SPD officials have said members will favor returning to government because the party won concessions from Merkel, including a national minimum wage, during five weeks of coalition talks after she won elections on Sept. 22.
About 300,000 SPD members, or more than 60 percent, have voted, party spokesman Tobias Duenow said by phone today. That’s about three times the number needed to validate the ballot. Party head Sigmar Gabriel will announce the result on the afternoon of Dec. 14 after a day of ballot counting by 400 helpers at a sealed building in Berlin, he said.
In the battle for cabinet posts, SPD leaders have given up on the Finance Ministry, effectively ceding the post to the incumbent, Wolfgang Schaeuble, two party officials with knowledge of the deliberations said last week. The Social Democrats are meantime poised to take control of Germany’s clean-energy overhaul.
While SPD leaders criss-crossed Germany over the past two weeks to lobby members to back the coalition deal with Merkel, the “silent majority” that didn’t attend is the “great unknown,” Ulrich Sarcinelli, a political scientist at the University of Koblenz-Landau, said in an interview.
“It seems that the membership vote mobilized party members who were feeling frustrated,” Sarcinelli said. “But there could yet be a surprise outcome.”
About 70 percent of SPD members will probably back a repeat of the “grand coalition” of Germany’s two biggest parties, Kurt Beck, a former SPD national chairman who governed Rhineland-Palatinate state for 19 years, said in an interview on Nov. 15.

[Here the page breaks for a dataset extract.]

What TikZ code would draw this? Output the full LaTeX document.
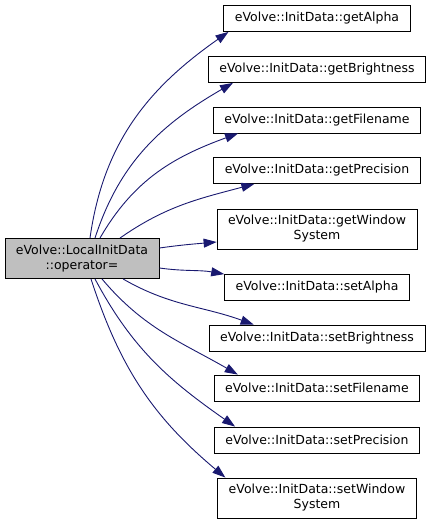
\documentclass[tikz,border=0pt]{standalone}
\usepackage{fontspec}
\setsansfont{DejaVu Sans}
\usetikzlibrary{arrows.meta}
\definecolor{callblue}{RGB}{25,25,112}

\tikzset{
  fn/.style={draw, rectangle, line width=0.8pt, align=center,
    font=\sffamily\fontsize{12.5}{15}\selectfont,
    inner xsep=11pt, inner ysep=6.5pt, minimum height=26pt},
  call/.style={->, draw=callblue, line width=0.9pt},
}

\begin{document}
\begin{tikzpicture}[x=1pt, y=1pt, >={Triangle[length=13pt,width=9pt]}]
  \useasboundingbox (0,0) rectangle (432,-524);
  \node[fn, fill=gray!50] (main) at (82,-258.5) {eVolve::LocalInitData\\::operator=};
  \foreach \n/\t/\y in {getAlpha/getAlpha/18.5, getBrightness/getBrightness/69.5,
      getFilename/getFilename/120, getPrecision/getPrecision/170.5,
      getWindowSystem/getWindow\\System/229, setAlpha/setAlpha/287.5,
      setBrightness/setBrightness/338, setFilename/setFilename/388,
      setPrecision/setPrecision/440, setWindowSystem/setWindow\\System/498} {
    \node[fn] (\n) at (317,-\y) {eVolve::InitData::\t};
  }
  % calls going up
  \draw[call] ([xshift=8pt]main.north) to[out=82,in=215] ([xshift=5pt]getAlpha.south west);
  \draw[call] ([xshift=13pt]main.north) to[out=72,in=210] ([xshift=25pt]getBrightness.south west);
  \draw[call] ([xshift=18pt]main.north) to[out=60,in=200] ([xshift=25pt]getFilename.south west);
  \draw[call] ([xshift=38pt]main.north) to[out=35,in=195] ([xshift=41pt]getPrecision.south west);
  \draw[call] ([yshift=10.5pt]main.east) to[out=8,in=185] ([yshift=-13pt]getWindowSystem.west);
  % calls going down
  \draw[call] ([yshift=-9.5pt]main.east) to[out=-8,in=170] (setAlpha.north west);
  \draw[call] ([xshift=41pt]main.south) to[out=-30,in=160] ([xshift=45pt]setBrightness.north west);
  \draw[call] ([xshift=20pt]main.south) to[out=-50,in=150] ([xshift=24pt]setFilename.north west);
  \draw[call] ([xshift=13pt]main.south) to[out=-62,in=145] ([xshift=21pt]setPrecision.north west);
  \draw[call] ([xshift=9pt]main.south) to[out=-72,in=140] ([xshift=8pt]setWindowSystem.north west);
\end{tikzpicture}
\end{document}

Backing among SPD members is assured, Thomas Oppermann, the party’s chief parliamentary whip, was quoted as saying in an interview with Die Welt newspaper published Dec. 8.
Passage requires approval by a simple majority of at least 20 percent of the SPD’s almost 475,000 members. Merkel’s Christian Democratic Union endorsed the coalition agreement at a meeting of 167 national delegates two days ago. The 185-page pact outlines policy for the next four years.